‘Lock her up! Lock her up! Lock her up!”
Republicans convened in Cleveland this week and rhythmically chanted for the incarceration of Hillary Clinton, the candidate the Democrats will nominate for president next week in Philadelphia. Some pundits found the Republicans’ new slogan harsh and extreme.
But who are the real extremists here?
In what must be an historical first, Democrats are about to anoint a contender for the White House who faces at least four federal investigations and a serious, private anti-corruption lawsuit. Even after the Watergate break-in, Richard Nixon’s legal woes were not this grave at this stage of the 1972 election.
Just days after the FBI and Justice Department whitewashed Clinton’s abuse of 2,113 classified e-mails on her unauthorized, unsecure, do-it-yourself computer server, the State Department resumed its own investigation of this matter. State previously yielded to the FBI’s probe. With that exercise concluded, State once again is trying to learn if Clinton and her top staffers violated the department’s rules for handling national secrets.
“Because neither Hillary nor her aides are currently State employees, it is at least somewhat unusual to reopen an investigation,” former U.N. ambassador John Bolton told me. “If they were still employed, disciplinary action could include cancelling their security clearances, lowering their [government pay]-grade, or even being fired. None of those are now possible, except for revoking security clearances if they still have them, and flagging their personnel records so that State and/or other agencies don’t hire them in the future.”

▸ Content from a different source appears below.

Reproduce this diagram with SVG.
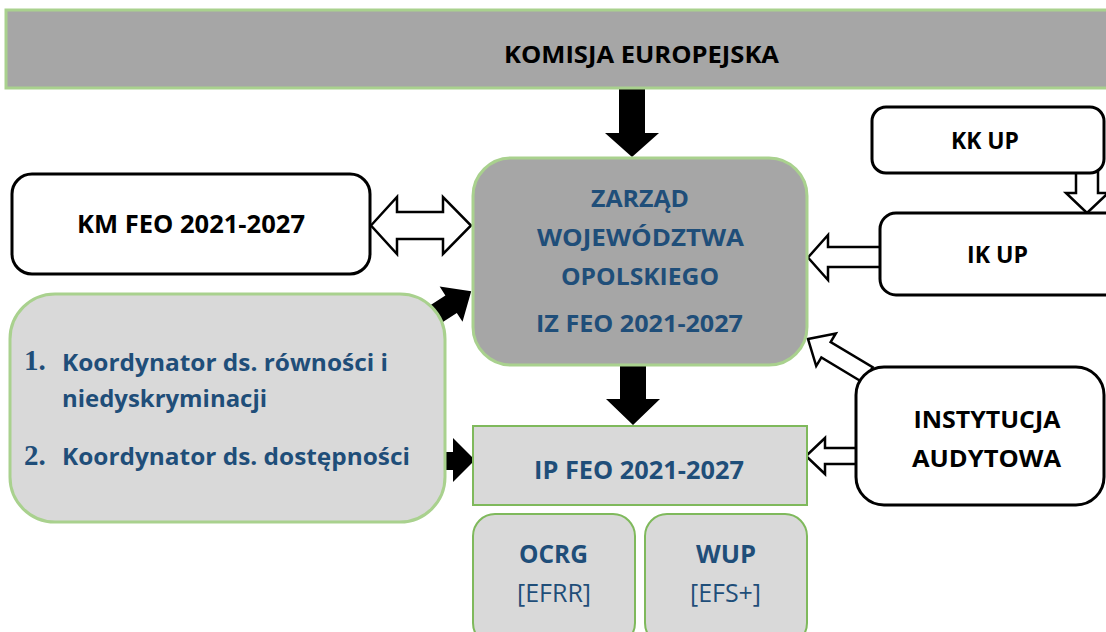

If Clinton loses her security clearance, this would shatter what little remains of her claim that her tenure at State qualifies her for the presidency. And if she survived such a wholesale implosion of her credibility, it’s hard to imagine how she could function without clearance, nor even claim that she deserves it.
“A president must have access to classified information in order to make national-security decisions,” said former State Department spokesman Richard Grenell. “If Hillary is punished with a security-clearance revocation beyond January 2017, she should step aside. She would be putting U.S. national security at risk, again.”